Já a Abpru nasceu para defender interesses de milhares de ocupantes da Fazenda Sálvia, uma das maiores propriedades da União no Distrito Federal. Entre eles estão pessoas que construíram condomínios e chácaras irregulares. Em julho, Cunha Costa assinou um acordo de cooperação com a Superintendência de Patrimônio da União para fazer a regularização fundiária do local em até 60 meses. Sobre a coincidência no endereço das entidades e das empresas, ele disse que isso só ocorreu por causa de um atraso na mudança formal de endereços. As informações sobre os registros de endereço circularam em documentos elaborados pela oposição dentro da entidade.

Chapa

Os dissidentes, no entanto, não conseguiram viabilizar uma chapa concorrente, e seis diretores resolveram sair da Abrig. Segundo o ex-diretor Renault Castro, isso ocorreu também após propostas que estavam sendo elaboradas pela oposição serem implementadas com antecedência pela gestão atual, o que acabou esvaziando o movimento contrário. Entre esses pontos estavam melhorias na transparência das contas e na governança, que a oposição pedia que fosse mais “democrática”.

“O objetivo não era apenas ganhar eleição, mas ganhar para realizar esses aperfeiçoamentos. Se grande parte deles foi satisfeita pela atual administração, já foi um ganho excepcional”, disse Castro.
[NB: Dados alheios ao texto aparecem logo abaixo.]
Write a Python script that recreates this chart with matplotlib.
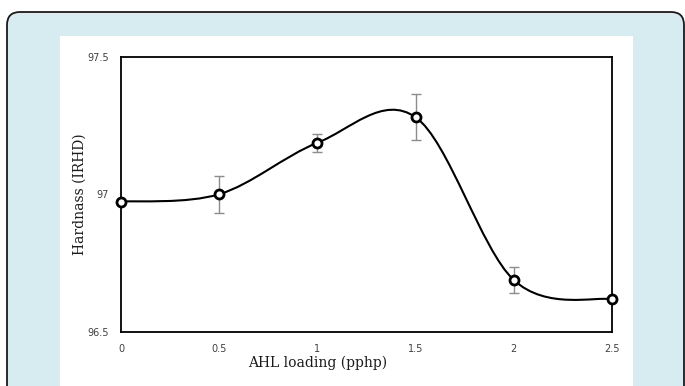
import matplotlib
matplotlib.use('Agg')
import matplotlib.pyplot as plt
import numpy as np
from matplotlib.patches import FancyBboxPatch, Rectangle, PathPatch
from matplotlib.path import Path

# данные
loading = [0, 0.5, 1, 1.5, 2, 2.5]
hardness = [96.974, 97.001, 97.188, 97.281, 96.689, 96.619]
errors = [0.0, 0.068, 0.033, 0.084, 0.047, 0.0]
x_ticks = [0, 0.5, 1, 1.5, 2, 2.5]
x_tick_labels = ['0', '0.5', '1', '1.5', '2', '2.5']
y_ticks = [96.5, 97, 97.5]
y_tick_labels = ['96.5', '97', '97.5']


# сглаженная линия как в Excel: кривые Безье через все точки
def smooth_path(x, y):
    pts = np.column_stack([x, y])
    n = len(pts)
    verts = [pts[0]]
    codes = [Path.MOVETO]
    for i in range(n - 1):
        p0 = pts[max(i - 1, 0)]
        p1 = pts[i]
        p2 = pts[i + 1]
        p3 = pts[min(i + 2, n - 1)]
        c1 = p1 + (p2 - p0) / 6
        c2 = p2 - (p3 - p1) / 6
        verts += [c1, c2, p2]
        codes += [Path.CURVE4] * 3
    return Path(verts, codes)


W, H = 685, 386
fig = plt.figure(figsize=(W / 100, H / 100), dpi=100)
fig.patch.set_facecolor('white')

# рамка с голубым фоном и белая подложка
frame = FancyBboxPatch((7, -30), 677, 30 + H - 12, boxstyle='round,pad=0,rounding_size=13',
                       transform=None, facecolor='#d7ecf1', edgecolor='#1a1a1a', linewidth=1.3, zorder=0)
fig.patches.append(frame)
panel = Rectangle((60, -5), 573, 5 + H - 36, transform=None, facecolor='white', edgecolor='none', zorder=1)
fig.patches.append(panel)

ax = fig.add_axes([121 / W, 1 - 332 / H, (612 - 121) / W, (332 - 57) / H])
ax.set_facecolor('white')
ax.set_zorder(2)

ax.add_patch(PathPatch(smooth_path(loading, hardness), facecolor='none', edgecolor='black', linewidth=1.5, zorder=3))
ax.errorbar(loading, hardness, yerr=errors, fmt='none', ecolor='#8c8c8c', elinewidth=1, capsize=3.5, capthick=1, zorder=2)
ax.plot(loading, hardness, linestyle='none', marker='o', markersize=6.5, markerfacecolor='white',
        markeredgecolor='black', markeredgewidth=2, zorder=4, clip_on=False)

ax.set_xlim(0, 2.5)
ax.set_ylim(96.5, 97.5)
ax.set_xticks(x_ticks)
ax.set_xticklabels(x_tick_labels)
ax.set_yticks(y_ticks)
ax.set_yticklabels(y_tick_labels)
ax.tick_params(length=0, labelsize=7, labelcolor='#404040')
ax.tick_params(axis='y', pad=9)
ax.tick_params(axis='x', pad=8.5)
for s in ax.spines.values():
    s.set_linewidth(1.3)
    s.set_color('black')

ax.set_xlabel('AHL loading (pphp)', fontfamily='DejaVu Serif', fontsize=10, color='#1a1a1a', labelpad=2)
ax.xaxis.set_label_coords((318 - 121) / 491, -0.085)
ax.set_ylabel('Hardnass (IRHD)', fontfamily='DejaVu Serif', fontsize=10, color='#1a1a1a', labelpad=0)

plt.savefig('out.png', dpi=100)
plt.close(fig)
Quem assume a Abrig no lugar de Cunha Costa, em dezembro, é o advogado Luiz Henrique Bezerra. “Queremos trazer clareza para esse debate, não dá mais para essa atividade ficar como é feita hoje, sem regras, sem transparência, sem isonomia de acesso às autoridades”, disse Bezerra. “Não que a gente não tivesse transparência nas outras gestões, mas queremos fortalecer isso.” As informações são do jornal O Estado de S. Paulo.